Petra – Eu acho que o Brasil ainda está mais atrasado nessa questão do que, por exemplo, os Estados Unidos, que tem a série de TV Girls há um tempo. Tem também diversos filmes que tem protagonistas mais fortes. Mas no Brasil, eu consigo pensar agora no Que Horas ela Volta e o Central do Brasil.

Nonada – E tu te considera uma feminista?

Petra: Sim, me considero feminista. Apoio totalmente que as mulheres conquistem seus direitos.

Os atores Olivia Corsini e Sergei Nicolai "interpretam" a si mesmos
Os atores Olivia Corsini e Sergei Nicolai “interpretam” a si mesmos (Crédito: Página do Facebook Olmo e a Gaivota/ Divulgação)

Nonada – Como o Olmo e a Gaivota pode ser um auxílio para que se tenha uma postura mais democrática em questões de gênero e feminismo?

Petra – Acho que se as pessoas vão ao cinema e assistem ao filme, elas passam por uma jornada que é uma jornada ignorada, apesar de ser a que trouxe elas para o mundo. Então, ele leva a pessoa a perceber o quão complexa é a maternidade. E espero que leve os homens a cuidarem mais das suas mulheres grávidas, assumir mais essa paternidade e não as abandonem, como há muitos casos no Brasil. O aborto que a gente mais sofre é o aborto masculino, os pais que abandonam seus filhos. E eu espero que o filme traga um pouco de consciência para o direito da mulher e do seu do próprio corpo.

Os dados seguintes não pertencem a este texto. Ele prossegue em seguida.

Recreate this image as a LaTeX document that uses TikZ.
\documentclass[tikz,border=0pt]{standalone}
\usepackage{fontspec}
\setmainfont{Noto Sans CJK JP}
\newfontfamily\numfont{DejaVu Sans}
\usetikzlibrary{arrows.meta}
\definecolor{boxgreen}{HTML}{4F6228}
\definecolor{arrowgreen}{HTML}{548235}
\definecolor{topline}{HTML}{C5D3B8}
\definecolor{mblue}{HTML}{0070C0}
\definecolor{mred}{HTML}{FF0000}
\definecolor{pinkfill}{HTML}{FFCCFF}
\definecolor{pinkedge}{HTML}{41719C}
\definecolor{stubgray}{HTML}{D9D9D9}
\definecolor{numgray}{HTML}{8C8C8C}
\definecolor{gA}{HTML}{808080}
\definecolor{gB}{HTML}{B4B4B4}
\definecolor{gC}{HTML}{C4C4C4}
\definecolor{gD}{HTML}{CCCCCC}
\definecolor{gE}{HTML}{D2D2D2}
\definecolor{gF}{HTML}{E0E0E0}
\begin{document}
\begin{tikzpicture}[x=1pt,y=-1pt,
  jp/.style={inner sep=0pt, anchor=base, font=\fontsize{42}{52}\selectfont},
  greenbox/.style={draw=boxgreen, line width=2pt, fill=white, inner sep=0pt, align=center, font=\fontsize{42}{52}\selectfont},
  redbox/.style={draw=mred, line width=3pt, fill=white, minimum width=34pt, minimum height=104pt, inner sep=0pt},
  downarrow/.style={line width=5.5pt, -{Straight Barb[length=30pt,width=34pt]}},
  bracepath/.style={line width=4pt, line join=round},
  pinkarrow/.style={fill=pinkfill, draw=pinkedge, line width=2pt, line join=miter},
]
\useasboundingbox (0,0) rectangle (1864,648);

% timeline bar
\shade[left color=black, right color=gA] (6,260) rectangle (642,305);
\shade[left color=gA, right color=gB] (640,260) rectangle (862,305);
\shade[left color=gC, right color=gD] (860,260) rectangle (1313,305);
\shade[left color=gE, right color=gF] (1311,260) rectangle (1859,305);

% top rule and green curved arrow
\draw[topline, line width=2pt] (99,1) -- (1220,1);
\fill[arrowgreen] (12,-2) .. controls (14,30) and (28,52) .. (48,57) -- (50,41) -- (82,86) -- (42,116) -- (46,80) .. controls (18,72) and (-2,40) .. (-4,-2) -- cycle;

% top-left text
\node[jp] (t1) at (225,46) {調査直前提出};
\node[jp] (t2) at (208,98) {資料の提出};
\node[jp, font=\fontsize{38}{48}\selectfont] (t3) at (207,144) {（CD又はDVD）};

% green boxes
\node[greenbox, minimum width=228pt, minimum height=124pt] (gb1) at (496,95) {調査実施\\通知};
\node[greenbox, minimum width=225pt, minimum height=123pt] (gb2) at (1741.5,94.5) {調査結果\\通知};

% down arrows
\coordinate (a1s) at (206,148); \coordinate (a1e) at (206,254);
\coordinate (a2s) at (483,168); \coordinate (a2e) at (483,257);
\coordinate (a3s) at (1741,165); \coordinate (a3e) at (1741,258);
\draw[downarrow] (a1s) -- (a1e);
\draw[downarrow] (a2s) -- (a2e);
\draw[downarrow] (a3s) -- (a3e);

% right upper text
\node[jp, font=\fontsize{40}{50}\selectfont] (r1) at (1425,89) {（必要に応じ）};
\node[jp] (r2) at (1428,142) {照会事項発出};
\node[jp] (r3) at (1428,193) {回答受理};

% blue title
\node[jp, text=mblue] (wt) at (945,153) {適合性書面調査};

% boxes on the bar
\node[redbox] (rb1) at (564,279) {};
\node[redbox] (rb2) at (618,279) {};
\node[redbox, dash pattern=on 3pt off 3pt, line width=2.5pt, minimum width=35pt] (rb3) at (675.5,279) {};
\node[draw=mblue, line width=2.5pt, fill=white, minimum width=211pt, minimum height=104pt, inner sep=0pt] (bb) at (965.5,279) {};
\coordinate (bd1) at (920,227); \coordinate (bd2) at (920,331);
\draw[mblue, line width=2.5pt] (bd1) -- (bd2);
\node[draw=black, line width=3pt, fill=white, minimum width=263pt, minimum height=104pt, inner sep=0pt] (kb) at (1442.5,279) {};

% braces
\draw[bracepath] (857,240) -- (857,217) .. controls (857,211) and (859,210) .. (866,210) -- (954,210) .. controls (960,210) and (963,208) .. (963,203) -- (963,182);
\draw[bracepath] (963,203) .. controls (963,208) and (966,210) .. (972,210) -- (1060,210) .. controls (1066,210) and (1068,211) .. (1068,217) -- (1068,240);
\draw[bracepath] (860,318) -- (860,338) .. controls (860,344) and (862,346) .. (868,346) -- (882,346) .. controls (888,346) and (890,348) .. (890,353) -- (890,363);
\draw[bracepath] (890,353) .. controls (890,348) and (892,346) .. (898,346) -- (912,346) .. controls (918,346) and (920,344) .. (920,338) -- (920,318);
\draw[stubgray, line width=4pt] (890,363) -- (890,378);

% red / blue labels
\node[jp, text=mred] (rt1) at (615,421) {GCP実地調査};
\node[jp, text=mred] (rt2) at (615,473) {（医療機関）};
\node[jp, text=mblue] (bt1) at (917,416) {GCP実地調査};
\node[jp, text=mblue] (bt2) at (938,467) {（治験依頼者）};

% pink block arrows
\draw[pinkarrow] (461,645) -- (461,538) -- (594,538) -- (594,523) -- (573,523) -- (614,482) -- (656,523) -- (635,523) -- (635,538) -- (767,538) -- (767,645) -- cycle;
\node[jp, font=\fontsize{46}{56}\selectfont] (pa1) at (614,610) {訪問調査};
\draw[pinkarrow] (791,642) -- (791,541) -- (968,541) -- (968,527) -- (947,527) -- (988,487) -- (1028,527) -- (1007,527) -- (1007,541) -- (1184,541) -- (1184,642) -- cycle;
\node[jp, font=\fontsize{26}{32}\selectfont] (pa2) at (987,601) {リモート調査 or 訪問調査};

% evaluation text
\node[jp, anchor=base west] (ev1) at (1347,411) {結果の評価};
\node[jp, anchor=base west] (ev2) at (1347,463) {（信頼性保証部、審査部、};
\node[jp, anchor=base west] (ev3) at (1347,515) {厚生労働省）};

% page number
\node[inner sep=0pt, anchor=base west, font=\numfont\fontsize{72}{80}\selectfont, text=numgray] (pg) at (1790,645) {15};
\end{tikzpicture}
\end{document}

Nonada – Tem alguma referência especial da tua vivência no filme?

Petra – Muita coisa. Não sei nem por onde começar. Por exemplo, se você for ver o Elena, era muito sobre essa dificuldade na transição da adolescência para vida adulta e de achar que você tem direito a ter voz, a ser uma artista, a falar, a ser mulher. E com esse desejo, em contrapartida, tem uma enxurrada de emoções e de pressões da sociedade querendo te afogar. Aí a dificuldade de sobreviver a isso. Esse filme [Olmo e a Gaivota] é sobre o próximo rito de passagem da vida de uma pessoa, que acho que é a maternidade e a paternidade. Você tem que abandonar aquela identidade conquistada pra uma nova identidade surgir. Mas não vai ser a mesma.

Nonada – Como começou a te envolver com teatro e cinema?

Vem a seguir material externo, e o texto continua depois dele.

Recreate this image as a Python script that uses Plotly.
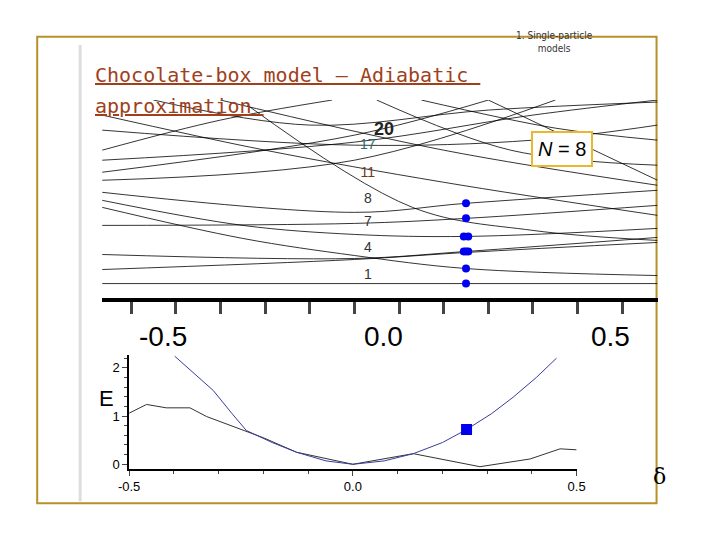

Petra – Com 14 anos eu comecei a fazer teatro.

Nonada – Aqui no Brasil?

Petra – Aqui no Brasil. Fiz teatro com algumas pessoas, com a Rosana Seligman, com o Edilson Castanheira, e minha primeira peça foi fascinante. Eram poemas do Fernando Pessoa, que, enfim, me identifiquei muito, e me apaixonei.

Nonada – E quais são teus próximos projetos?

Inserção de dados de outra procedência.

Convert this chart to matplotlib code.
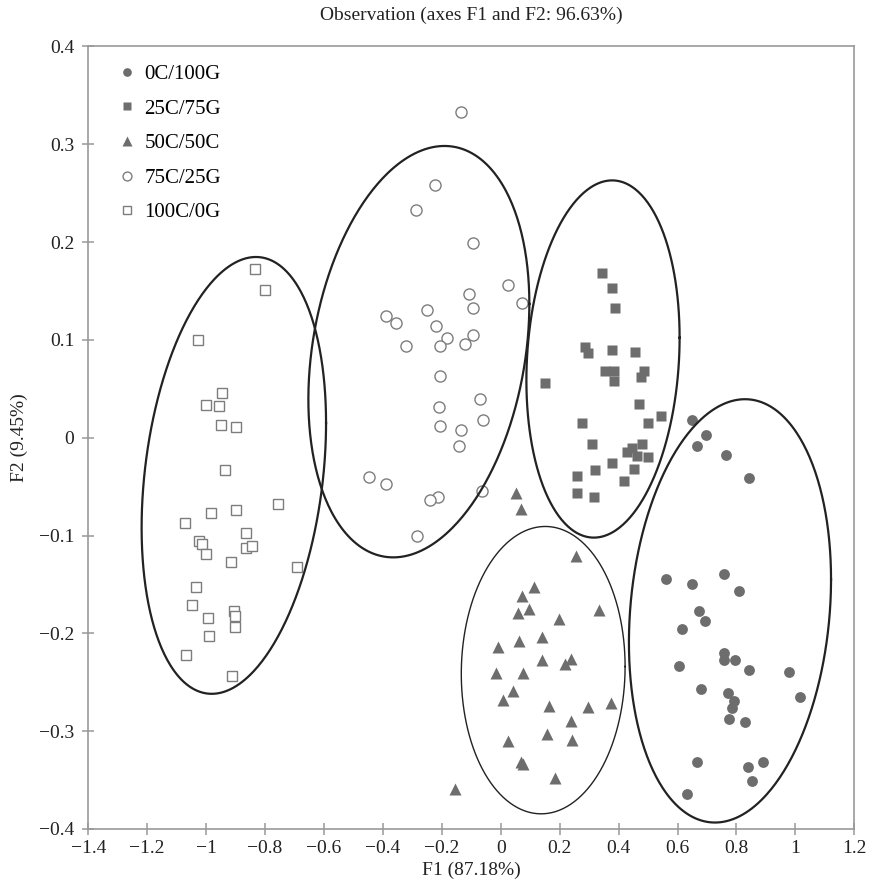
import numpy as np
import matplotlib.pyplot as plt
from matplotlib.ticker import FuncFormatter, MultipleLocator

plt.rcParams['font.family'] = ['Liberation Serif', 'DejaVu Serif']

# observation scores on F1 / F2, by blend
f1_0c = [0.649, 0.697, 0.667, 0.765, 0.843, 0.561, 0.649, 0.756, 0.809, 0.673,
         0.692, 0.615, 0.756, 0.758, 0.794, 0.843, 0.980, 0.605, 0.679, 0.771,
         0.790, 0.785, 1.014, 0.775, 0.828, 0.667, 0.838, 0.890, 0.853, 0.631]
f2_0c = [0.018, 0.003, -0.008, -0.018, -0.041, -0.144, -0.150, -0.139, -0.157, -0.177,
         -0.187, -0.196, -0.220, -0.227, -0.227, -0.237, -0.240, -0.233, -0.257, -0.261,
         -0.269, -0.276, -0.265, -0.288, -0.291, -0.332, -0.337, -0.331, -0.351, -0.364]

f1_25c = [0.345, 0.379, 0.388, 0.286, 0.297, 0.379, 0.457, 0.355, 0.385, 0.385,
          0.486, 0.476, 0.150, 0.470, 0.544, 0.277, 0.499, 0.310, 0.481, 0.447,
          0.428, 0.462, 0.499, 0.379, 0.321, 0.451, 0.258, 0.419, 0.258, 0.316]
f2_25c = [0.168, 0.153, 0.133, 0.093, 0.087, 0.090, 0.088, 0.068, 0.068, 0.058,
          0.068, 0.062, 0.056, 0.034, 0.022, 0.015, 0.015, -0.006, -0.006, -0.010,
          -0.015, -0.019, -0.020, -0.026, -0.033, -0.032, -0.039, -0.044, -0.057, -0.061]

f1_50c = [0.053, 0.067, 0.257, 0.112, 0.072, 0.096, 0.059, 0.335, 0.199, -0.010,
          0.062, 0.140, 0.140, 0.240, 0.219, -0.015, 0.077, 0.043, 0.009, 0.164,
          0.295, 0.374, 0.238, 0.025, 0.158, 0.242, 0.067, 0.076, 0.184, -0.155]
f2_50c = [-0.057, -0.073, -0.121, -0.153, -0.162, -0.175, -0.179, -0.176, -0.185, -0.214,
          -0.208, -0.204, -0.227, -0.226, -0.231, -0.241, -0.241, -0.259, -0.268, -0.274,
          -0.275, -0.271, -0.290, -0.310, -0.303, -0.309, -0.332, -0.334, -0.348, -0.359]

f1_75c = [-0.136, -0.224, -0.288, -0.093, 0.024, -0.108, 0.071, -0.093, -0.249, -0.389,
          -0.355, -0.220, -0.181, -0.093, -0.321, -0.206, -0.122, -0.205, -0.069, -0.209,
          -0.059, -0.205, -0.136, -0.142, -0.448, -0.389, -0.063, -0.214, -0.240, -0.283]
f2_75c = [0.333, 0.258, 0.233, 0.199, 0.156, 0.147, 0.138, 0.133, 0.131, 0.124,
          0.117, 0.114, 0.102, 0.105, 0.094, 0.094, 0.096, 0.063, 0.040, 0.031,
          0.018, 0.012, 0.008, -0.008, -0.040, -0.047, -0.054, -0.061, -0.064, -0.100]

f1_100c = [-0.834, -0.800, -1.029, -0.945, -1.000, -0.955, -0.950, -0.897, -0.936, -0.756,
           -0.897, -0.984, -1.071, -0.864, -1.023, -1.014, -0.999, -0.864, -0.844, -0.917,
           -0.692, -1.033, -1.048, -0.995, -0.906, -0.903, -0.902, -0.990, -1.067, -0.912]
f2_100c = [0.173, 0.151, 0.100, 0.046, 0.033, 0.032, 0.013, 0.011, -0.033, -0.068,
           -0.074, -0.077, -0.087, -0.097, -0.106, -0.109, -0.119, -0.113, -0.111, -0.127,
           -0.132, -0.153, -0.171, -0.184, -0.177, -0.182, -0.193, -0.203, -0.222, -0.244]

labels = ['0C/100G', '25C/75G', '50C/50C', '75C/25G', '100C/0G']

# group ellipses: centre x, centre y, half width, half height, x offset of top point
ellipse_cx = [0.778, 0.347, 0.144, -0.278, -0.906]
ellipse_cy = [-0.177, 0.0805, -0.2376, 0.088, -0.0385]
ellipse_a = [0.343, 0.260, 0.278, 0.375, 0.313]
ellipse_b = [0.2164, 0.1826, 0.1469, 0.2103, 0.2233]
ellipse_top_dx = [0.051, 0.031, 0.007, 0.087, 0.075]
ellipse_lw = [1.6, 1.6, 1.0, 1.6, 1.6]

FILL = '#6d6d6d'
EDGE = '#7d7d7d'
TEXT = '#222222'

fig = plt.figure(figsize=(8.69, 8.89), dpi=100)
ax = fig.add_axes([0.1016, 0.0675, 0.8815, 0.8802])

ax.plot(f1_0c, f2_0c, 'o', ms=7.8, mfc=FILL, mec='none', label=labels[0])
ax.plot(f1_25c, f2_25c, 's', ms=7.0, mfc=FILL, mec='none', label=labels[1])
ax.plot(f1_50c, f2_50c, '^', ms=8.6, mfc=FILL, mec='none', label=labels[2])
ax.plot(f1_75c, f2_75c, 'o', ms=8.0, mfc='white', mec=EDGE, mew=1.0, label=labels[3])
ax.plot(f1_100c, f2_100c, 's', ms=7.0, mfc='white', mec=EDGE, mew=1.0, label=labels[4])

t = np.linspace(0, 2 * np.pi, 400)
for cx, cy, a, b, dx, lw in zip(ellipse_cx, ellipse_cy, ellipse_a, ellipse_b,
                                ellipse_top_dx, ellipse_lw):
    phi = np.arccos(dx / a)
    ax.plot(cx + a * np.cos(t), cy + b * np.cos(t - phi), color='#222222', lw=lw)

ax.set_xlim(-1.4, 1.2)
ax.set_ylim(-0.4, 0.4)
ax.xaxis.set_major_locator(MultipleLocator(0.2))
ax.yaxis.set_major_locator(MultipleLocator(0.1))


def fmt(v, pos):
    s = '%g' % round(v, 6)
    if s in ('-0', '0'):
        return '0'
    return s.replace('-', '\u2212')


ax.xaxis.set_major_formatter(FuncFormatter(fmt))
ax.yaxis.set_major_formatter(FuncFormatter(fmt))

for sp in ax.spines.values():
    sp.set_color('#999999')
    sp.set_linewidth(1.2)
ax.tick_params(direction='inout', length=8, width=1.1, color='#999999',
               labelsize=14, labelcolor=TEXT)
ax.tick_params(axis='x', pad=4)
ax.tick_params(axis='y', pad=6)

ax.set_title('Observation (axes F1 and F2: 96.63%)', fontsize=14, pad=19, color=TEXT)
ax.set_xlabel('F1 (87.18%)', fontsize=14, labelpad=3, color=TEXT)
ax.set_ylabel('F2 (9.45%)', fontsize=14, labelpad=8, color=TEXT)

ax.legend(loc='upper left', bbox_to_anchor=(0.038, 0.977), frameon=False,
          fontsize=15, markerscale=0.8, handlelength=0.9, handletextpad=0.4,
          labelspacing=0.72, borderpad=0, borderaxespad=0)

fig.savefig('out.png', dpi=100)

Petra – Vou atuar num filme em Nova Iorque, dirigido por uma argentina chamada Julia Solomonoff, e vou depois para o Egito onde estou produzindo e coescrevendo um filme chamado The Ladies Brigate, a Brigada das Senhoras, que fala muito do pós-primavera árabe e esse impasse que a juventude está vivendo lá. Também estou escrevendo um filme de ficção, chamado Estranha Fruta, que se passa no Brasil e produzindo um documentário dirigido pela Moara Passoni, que se chama Um Vidro sobre a Minha Pele, que é a jornada de uma mulher que sofre de anorexia.